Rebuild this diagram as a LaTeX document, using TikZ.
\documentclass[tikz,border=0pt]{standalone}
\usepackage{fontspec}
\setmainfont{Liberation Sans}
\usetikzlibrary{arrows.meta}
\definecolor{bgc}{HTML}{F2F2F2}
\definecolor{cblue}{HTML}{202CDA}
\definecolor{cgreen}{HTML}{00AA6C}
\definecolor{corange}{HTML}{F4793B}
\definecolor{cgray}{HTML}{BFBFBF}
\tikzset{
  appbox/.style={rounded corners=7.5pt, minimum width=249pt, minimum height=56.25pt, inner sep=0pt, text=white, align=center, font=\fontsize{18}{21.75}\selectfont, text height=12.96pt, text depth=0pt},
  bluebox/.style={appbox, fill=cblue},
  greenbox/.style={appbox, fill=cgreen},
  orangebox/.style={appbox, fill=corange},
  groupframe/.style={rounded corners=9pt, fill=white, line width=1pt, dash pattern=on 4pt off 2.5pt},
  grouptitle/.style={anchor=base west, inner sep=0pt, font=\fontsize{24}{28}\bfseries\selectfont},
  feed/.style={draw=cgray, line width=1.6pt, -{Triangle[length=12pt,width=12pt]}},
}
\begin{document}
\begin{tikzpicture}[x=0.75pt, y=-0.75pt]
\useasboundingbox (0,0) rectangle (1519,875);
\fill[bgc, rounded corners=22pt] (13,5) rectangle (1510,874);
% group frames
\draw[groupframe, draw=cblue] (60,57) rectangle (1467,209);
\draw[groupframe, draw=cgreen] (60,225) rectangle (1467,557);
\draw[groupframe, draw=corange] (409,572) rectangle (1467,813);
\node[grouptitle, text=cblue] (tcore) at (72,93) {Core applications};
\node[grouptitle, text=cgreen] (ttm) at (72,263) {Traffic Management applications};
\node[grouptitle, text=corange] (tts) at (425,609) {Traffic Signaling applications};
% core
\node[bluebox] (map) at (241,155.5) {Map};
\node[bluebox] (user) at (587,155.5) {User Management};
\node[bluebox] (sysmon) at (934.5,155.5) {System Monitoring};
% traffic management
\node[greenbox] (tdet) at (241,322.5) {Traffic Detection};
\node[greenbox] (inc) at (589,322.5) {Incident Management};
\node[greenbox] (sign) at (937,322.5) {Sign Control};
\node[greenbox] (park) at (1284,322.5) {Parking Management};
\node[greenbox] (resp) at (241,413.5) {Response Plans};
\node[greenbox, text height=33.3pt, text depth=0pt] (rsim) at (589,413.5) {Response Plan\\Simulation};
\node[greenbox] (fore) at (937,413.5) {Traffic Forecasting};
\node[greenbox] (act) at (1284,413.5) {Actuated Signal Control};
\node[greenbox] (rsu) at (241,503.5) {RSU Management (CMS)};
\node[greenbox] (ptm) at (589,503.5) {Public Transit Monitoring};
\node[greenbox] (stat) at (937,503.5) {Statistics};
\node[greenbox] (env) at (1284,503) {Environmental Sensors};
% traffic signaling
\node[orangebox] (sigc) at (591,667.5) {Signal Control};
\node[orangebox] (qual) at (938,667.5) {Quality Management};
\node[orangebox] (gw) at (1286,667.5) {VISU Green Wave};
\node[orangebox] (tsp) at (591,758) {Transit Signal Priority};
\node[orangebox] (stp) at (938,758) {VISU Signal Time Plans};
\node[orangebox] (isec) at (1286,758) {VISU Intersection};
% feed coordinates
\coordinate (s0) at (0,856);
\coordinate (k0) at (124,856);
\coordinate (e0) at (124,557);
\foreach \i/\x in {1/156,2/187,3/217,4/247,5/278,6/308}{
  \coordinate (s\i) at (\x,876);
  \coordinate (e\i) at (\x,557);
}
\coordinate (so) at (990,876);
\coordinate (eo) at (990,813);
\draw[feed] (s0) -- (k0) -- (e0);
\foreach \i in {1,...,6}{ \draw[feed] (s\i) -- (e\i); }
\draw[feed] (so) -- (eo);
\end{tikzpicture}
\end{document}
...
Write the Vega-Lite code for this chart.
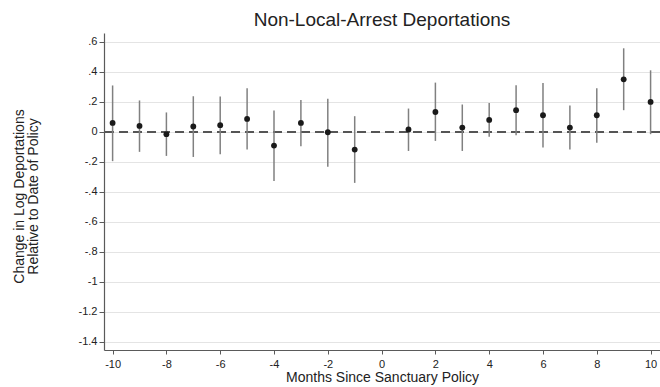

Task to carry out —
Show the lines from the data above that contain the string "this".

Exercise output —
Rebuild this diagram as a LaTeX document, using TikZ.
Write the Vega-Lite code for this chart.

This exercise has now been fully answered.